## Begin Dataset section
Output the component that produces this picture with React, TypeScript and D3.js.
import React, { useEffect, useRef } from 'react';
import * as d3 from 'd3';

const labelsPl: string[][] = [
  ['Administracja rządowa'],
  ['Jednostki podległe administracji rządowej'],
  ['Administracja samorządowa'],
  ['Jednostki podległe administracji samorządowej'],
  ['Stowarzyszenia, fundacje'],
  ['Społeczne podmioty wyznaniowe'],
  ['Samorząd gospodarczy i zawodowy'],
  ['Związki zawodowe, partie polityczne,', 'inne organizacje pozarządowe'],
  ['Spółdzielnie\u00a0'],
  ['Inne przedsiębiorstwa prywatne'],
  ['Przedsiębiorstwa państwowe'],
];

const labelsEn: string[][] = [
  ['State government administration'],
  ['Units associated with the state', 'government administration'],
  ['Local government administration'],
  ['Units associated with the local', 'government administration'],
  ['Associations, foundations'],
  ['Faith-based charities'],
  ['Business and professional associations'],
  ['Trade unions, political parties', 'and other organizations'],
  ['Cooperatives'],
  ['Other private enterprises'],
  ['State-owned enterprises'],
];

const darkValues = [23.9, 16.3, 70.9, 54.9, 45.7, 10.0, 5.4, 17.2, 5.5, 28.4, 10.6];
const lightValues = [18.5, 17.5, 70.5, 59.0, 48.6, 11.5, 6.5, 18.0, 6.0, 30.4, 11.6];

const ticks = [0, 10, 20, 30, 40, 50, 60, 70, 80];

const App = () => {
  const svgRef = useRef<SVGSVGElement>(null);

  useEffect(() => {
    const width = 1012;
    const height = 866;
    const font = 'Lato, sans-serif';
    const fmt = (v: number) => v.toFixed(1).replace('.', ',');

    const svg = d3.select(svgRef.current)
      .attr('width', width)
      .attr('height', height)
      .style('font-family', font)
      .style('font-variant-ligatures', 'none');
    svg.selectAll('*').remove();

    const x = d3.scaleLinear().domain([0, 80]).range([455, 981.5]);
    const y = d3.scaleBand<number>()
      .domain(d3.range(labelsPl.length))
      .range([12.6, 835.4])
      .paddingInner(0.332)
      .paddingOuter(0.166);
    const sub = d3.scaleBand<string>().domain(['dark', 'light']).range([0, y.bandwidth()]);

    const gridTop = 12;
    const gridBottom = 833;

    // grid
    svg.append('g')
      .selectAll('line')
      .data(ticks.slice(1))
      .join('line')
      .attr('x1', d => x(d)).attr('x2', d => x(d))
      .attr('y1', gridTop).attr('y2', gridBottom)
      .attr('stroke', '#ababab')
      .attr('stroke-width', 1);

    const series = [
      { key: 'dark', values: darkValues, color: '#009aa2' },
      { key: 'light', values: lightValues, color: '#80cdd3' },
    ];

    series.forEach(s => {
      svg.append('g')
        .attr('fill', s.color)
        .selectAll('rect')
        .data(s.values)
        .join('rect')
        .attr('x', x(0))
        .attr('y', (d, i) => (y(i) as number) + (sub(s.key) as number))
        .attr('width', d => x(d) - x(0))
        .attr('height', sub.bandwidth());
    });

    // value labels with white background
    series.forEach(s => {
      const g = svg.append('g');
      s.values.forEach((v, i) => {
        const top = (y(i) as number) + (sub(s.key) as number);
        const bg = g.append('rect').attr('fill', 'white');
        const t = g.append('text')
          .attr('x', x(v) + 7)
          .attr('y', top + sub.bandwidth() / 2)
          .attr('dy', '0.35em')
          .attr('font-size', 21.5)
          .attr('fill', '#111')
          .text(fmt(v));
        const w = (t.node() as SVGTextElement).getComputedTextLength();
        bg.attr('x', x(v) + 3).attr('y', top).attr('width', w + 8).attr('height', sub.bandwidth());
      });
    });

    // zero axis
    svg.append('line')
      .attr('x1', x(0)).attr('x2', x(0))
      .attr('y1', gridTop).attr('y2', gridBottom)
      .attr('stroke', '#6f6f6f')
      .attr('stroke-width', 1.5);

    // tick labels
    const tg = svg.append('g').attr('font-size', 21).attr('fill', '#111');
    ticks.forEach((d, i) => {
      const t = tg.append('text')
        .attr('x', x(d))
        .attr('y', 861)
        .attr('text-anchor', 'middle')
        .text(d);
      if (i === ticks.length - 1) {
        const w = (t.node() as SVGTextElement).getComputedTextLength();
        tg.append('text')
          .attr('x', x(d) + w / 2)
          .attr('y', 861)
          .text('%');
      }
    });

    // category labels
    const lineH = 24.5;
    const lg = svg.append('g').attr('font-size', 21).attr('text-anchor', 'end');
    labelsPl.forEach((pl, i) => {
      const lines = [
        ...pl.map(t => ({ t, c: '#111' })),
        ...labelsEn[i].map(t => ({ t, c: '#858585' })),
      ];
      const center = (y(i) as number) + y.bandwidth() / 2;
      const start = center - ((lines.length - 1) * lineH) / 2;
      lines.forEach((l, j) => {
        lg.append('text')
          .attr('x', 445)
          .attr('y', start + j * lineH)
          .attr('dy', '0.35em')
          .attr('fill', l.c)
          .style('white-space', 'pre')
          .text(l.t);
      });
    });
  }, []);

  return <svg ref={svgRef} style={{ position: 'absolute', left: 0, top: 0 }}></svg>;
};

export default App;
## End Dataset section
» Problem statement:
Copy out only the lines running from the beginning of the data to the line with "import * as d3 from 'd3';", both ends included.

» Correct output:
Output the component that produces this picture with React, TypeScript and D3.js.
import React, { useEffect, useRef } from 'react';
import * as d3 from 'd3';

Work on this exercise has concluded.